Set down exactly the lines in the records below that run from the line with "Emit a Python" to the line with "fig.patch.set_facecolor('white')", inclusive, and nothing more.

» Charts and diagrams as code
- - - -
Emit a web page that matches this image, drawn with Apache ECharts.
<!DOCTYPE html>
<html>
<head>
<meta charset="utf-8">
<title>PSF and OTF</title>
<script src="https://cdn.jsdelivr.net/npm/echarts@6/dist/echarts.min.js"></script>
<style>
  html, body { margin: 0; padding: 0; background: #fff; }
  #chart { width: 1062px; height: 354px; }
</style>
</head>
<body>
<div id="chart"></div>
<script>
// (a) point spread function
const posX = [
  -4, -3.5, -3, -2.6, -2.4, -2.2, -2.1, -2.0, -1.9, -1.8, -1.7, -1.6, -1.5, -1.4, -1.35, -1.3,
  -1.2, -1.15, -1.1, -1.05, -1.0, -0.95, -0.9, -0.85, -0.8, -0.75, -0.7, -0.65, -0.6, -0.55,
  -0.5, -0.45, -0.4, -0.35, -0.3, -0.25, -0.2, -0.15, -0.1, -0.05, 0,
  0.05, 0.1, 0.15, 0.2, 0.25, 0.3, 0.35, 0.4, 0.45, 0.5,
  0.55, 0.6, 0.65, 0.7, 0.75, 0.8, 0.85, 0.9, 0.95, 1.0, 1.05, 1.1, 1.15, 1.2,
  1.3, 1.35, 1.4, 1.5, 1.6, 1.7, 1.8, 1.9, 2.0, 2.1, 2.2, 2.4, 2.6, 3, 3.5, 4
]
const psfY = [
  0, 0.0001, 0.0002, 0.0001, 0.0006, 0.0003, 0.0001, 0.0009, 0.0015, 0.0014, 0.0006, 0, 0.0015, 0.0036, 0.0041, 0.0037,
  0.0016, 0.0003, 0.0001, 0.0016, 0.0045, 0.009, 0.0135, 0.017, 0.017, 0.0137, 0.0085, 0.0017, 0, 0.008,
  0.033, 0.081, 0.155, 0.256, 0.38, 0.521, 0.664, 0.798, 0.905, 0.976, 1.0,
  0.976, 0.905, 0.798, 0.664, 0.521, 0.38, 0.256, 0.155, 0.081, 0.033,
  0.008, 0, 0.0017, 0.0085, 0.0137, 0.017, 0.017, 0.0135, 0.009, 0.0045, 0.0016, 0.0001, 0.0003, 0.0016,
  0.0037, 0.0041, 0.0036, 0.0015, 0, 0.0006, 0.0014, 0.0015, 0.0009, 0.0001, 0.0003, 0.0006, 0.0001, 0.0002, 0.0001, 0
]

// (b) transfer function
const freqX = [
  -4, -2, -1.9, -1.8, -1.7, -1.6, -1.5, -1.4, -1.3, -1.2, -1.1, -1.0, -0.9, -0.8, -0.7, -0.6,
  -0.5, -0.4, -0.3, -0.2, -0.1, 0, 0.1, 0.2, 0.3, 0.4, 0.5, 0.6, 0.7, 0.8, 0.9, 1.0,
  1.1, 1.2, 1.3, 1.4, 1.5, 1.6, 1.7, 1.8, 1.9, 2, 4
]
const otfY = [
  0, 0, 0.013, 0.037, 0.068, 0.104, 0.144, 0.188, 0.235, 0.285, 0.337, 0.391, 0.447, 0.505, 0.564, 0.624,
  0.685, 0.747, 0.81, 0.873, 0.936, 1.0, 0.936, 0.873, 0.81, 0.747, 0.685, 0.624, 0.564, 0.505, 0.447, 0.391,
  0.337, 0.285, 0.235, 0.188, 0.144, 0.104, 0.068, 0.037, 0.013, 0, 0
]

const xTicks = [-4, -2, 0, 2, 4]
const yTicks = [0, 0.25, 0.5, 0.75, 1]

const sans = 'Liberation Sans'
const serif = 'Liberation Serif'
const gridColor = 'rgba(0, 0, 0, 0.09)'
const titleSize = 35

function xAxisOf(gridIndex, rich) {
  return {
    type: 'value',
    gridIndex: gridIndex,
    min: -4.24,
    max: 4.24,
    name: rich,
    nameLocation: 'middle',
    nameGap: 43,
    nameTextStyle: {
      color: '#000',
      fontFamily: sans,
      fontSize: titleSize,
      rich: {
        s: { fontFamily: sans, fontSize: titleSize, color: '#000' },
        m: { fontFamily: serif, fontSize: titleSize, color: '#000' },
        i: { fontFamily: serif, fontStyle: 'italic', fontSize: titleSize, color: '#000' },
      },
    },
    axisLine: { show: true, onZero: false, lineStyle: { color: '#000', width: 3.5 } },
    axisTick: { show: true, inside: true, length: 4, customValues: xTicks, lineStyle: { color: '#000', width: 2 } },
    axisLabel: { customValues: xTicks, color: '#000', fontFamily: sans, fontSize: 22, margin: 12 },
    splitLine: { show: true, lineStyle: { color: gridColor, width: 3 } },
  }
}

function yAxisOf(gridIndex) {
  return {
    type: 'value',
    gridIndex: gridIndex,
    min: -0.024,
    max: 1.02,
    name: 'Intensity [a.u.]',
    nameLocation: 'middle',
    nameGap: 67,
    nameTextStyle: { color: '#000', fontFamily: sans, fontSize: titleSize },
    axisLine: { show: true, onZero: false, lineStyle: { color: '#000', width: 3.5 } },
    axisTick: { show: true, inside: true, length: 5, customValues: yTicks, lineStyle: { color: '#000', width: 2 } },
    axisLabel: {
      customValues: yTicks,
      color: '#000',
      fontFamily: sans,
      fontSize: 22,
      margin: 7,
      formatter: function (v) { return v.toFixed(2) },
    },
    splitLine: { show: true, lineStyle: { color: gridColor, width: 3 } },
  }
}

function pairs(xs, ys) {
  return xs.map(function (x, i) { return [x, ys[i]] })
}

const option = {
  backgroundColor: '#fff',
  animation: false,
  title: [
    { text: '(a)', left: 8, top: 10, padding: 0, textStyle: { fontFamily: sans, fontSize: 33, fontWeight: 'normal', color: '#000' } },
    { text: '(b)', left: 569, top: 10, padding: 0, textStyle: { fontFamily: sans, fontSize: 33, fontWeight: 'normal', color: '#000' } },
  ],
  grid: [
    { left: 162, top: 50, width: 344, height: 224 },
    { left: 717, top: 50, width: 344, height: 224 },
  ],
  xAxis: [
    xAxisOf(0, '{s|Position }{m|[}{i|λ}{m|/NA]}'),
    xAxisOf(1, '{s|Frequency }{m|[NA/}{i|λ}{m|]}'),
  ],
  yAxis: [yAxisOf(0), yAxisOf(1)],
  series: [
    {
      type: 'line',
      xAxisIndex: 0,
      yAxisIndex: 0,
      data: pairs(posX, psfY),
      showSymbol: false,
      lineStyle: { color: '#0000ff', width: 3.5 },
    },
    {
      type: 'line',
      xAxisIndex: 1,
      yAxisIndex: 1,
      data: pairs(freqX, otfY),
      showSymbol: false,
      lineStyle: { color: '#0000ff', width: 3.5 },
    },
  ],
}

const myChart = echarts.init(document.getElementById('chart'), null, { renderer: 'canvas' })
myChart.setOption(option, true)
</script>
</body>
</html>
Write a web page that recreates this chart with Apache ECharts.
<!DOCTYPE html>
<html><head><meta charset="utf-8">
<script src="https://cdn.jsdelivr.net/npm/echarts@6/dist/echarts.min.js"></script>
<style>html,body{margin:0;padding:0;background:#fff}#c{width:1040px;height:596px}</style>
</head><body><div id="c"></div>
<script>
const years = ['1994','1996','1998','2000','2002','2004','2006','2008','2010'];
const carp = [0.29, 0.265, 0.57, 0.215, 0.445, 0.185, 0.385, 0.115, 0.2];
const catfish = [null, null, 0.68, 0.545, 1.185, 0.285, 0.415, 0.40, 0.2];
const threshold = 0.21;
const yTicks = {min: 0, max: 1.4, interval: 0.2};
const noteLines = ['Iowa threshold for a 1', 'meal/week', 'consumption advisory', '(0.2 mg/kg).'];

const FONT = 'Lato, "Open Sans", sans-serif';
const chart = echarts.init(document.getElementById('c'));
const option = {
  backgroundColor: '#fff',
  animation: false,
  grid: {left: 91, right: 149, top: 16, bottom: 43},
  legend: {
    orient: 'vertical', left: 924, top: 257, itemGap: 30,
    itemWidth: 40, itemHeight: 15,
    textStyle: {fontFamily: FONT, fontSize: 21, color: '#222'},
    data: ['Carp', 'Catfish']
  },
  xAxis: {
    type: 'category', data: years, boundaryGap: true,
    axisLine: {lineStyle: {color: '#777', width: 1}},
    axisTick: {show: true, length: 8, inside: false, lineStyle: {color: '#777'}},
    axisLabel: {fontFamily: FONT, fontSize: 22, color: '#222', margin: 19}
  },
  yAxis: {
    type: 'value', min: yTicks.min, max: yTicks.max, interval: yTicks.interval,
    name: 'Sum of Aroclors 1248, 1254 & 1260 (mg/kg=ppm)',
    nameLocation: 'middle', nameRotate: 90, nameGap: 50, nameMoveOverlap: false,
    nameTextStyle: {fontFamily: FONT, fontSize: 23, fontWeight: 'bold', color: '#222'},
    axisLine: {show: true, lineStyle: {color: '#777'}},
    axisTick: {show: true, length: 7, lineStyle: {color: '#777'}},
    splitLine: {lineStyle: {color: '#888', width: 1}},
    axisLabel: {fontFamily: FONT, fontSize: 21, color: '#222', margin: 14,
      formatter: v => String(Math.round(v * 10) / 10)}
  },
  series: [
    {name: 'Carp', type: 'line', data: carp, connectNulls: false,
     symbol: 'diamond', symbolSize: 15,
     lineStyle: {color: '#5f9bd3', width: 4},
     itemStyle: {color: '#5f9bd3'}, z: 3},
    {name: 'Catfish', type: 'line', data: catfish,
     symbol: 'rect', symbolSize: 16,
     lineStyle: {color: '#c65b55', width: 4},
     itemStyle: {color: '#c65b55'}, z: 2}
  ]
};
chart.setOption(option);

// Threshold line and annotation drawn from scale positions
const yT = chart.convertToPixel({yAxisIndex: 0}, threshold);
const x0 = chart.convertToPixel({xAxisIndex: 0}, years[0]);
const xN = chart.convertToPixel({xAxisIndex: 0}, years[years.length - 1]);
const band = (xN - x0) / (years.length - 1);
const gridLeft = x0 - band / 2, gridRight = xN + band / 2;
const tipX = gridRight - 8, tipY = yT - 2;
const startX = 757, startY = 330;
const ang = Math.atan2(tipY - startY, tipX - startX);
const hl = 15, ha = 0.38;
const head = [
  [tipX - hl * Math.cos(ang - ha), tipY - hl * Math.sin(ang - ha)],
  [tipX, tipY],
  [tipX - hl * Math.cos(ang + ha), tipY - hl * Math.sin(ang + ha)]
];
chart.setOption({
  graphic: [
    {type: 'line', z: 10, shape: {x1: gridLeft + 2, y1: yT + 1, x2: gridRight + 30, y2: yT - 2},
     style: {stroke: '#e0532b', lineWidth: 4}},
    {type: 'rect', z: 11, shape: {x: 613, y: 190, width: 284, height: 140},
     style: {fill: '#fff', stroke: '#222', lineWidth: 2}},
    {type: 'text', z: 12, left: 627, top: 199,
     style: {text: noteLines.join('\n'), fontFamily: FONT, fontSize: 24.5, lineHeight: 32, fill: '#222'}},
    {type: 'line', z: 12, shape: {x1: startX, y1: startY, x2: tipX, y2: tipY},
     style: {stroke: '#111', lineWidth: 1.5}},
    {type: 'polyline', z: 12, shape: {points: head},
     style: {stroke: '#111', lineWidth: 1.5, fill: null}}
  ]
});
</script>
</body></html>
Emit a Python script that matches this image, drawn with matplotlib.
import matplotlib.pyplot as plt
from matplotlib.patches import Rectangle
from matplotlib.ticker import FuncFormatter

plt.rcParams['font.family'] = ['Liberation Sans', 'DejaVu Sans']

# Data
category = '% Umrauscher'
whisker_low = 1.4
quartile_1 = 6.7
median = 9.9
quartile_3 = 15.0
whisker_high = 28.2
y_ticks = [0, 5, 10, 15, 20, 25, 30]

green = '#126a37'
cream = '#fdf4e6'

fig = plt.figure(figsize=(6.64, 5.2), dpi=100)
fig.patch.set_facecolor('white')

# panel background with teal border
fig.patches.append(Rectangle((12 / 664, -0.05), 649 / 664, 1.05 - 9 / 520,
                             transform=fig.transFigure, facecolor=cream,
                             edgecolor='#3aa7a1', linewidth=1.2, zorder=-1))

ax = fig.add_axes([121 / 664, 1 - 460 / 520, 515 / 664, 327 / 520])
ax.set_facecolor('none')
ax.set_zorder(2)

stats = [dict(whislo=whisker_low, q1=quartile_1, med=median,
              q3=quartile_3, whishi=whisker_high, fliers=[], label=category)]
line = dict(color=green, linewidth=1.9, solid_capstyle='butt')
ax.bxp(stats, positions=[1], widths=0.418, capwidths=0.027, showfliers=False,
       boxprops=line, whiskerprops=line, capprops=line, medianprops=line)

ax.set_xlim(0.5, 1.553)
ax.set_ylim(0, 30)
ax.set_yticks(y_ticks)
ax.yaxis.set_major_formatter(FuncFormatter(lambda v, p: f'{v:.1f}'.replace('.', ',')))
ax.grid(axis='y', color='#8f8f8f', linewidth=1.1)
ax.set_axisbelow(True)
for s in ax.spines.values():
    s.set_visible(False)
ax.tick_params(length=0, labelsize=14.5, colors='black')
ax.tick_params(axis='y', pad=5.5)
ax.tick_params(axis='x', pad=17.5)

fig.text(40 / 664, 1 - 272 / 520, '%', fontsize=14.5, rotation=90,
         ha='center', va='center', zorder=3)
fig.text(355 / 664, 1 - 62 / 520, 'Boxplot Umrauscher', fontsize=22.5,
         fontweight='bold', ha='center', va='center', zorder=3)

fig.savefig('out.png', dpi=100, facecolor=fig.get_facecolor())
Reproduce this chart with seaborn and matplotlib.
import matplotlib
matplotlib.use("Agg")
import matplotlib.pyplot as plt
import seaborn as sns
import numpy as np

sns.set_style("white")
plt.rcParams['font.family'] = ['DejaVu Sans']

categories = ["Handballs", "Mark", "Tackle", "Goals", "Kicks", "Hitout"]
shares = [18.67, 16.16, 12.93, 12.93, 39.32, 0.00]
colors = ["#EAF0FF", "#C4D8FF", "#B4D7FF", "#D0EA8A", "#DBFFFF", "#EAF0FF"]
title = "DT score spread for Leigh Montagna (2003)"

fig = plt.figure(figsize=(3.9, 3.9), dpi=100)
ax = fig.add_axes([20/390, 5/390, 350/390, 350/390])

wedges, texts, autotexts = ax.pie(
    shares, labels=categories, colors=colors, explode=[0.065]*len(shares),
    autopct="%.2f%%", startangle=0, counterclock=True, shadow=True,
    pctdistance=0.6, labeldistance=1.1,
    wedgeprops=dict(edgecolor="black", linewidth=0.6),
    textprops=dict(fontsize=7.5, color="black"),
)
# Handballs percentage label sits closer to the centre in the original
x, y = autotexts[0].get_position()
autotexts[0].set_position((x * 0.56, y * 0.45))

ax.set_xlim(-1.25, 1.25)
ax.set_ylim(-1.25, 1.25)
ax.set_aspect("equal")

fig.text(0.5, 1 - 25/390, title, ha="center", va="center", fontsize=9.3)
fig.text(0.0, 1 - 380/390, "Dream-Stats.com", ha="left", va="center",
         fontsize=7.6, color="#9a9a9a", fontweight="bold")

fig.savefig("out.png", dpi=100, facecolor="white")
- - - -
» Result below
Emit a Python script that matches this image, drawn with matplotlib.
import matplotlib.pyplot as plt
from matplotlib.patches import Rectangle
from matplotlib.ticker import FuncFormatter

plt.rcParams['font.family'] = ['Liberation Sans', 'DejaVu Sans']

# Data
category = '% Umrauscher'
whisker_low = 1.4
quartile_1 = 6.7
median = 9.9
quartile_3 = 15.0
whisker_high = 28.2
y_ticks = [0, 5, 10, 15, 20, 25, 30]

green = '#126a37'
cream = '#fdf4e6'

fig = plt.figure(figsize=(6.64, 5.2), dpi=100)
fig.patch.set_facecolor('white')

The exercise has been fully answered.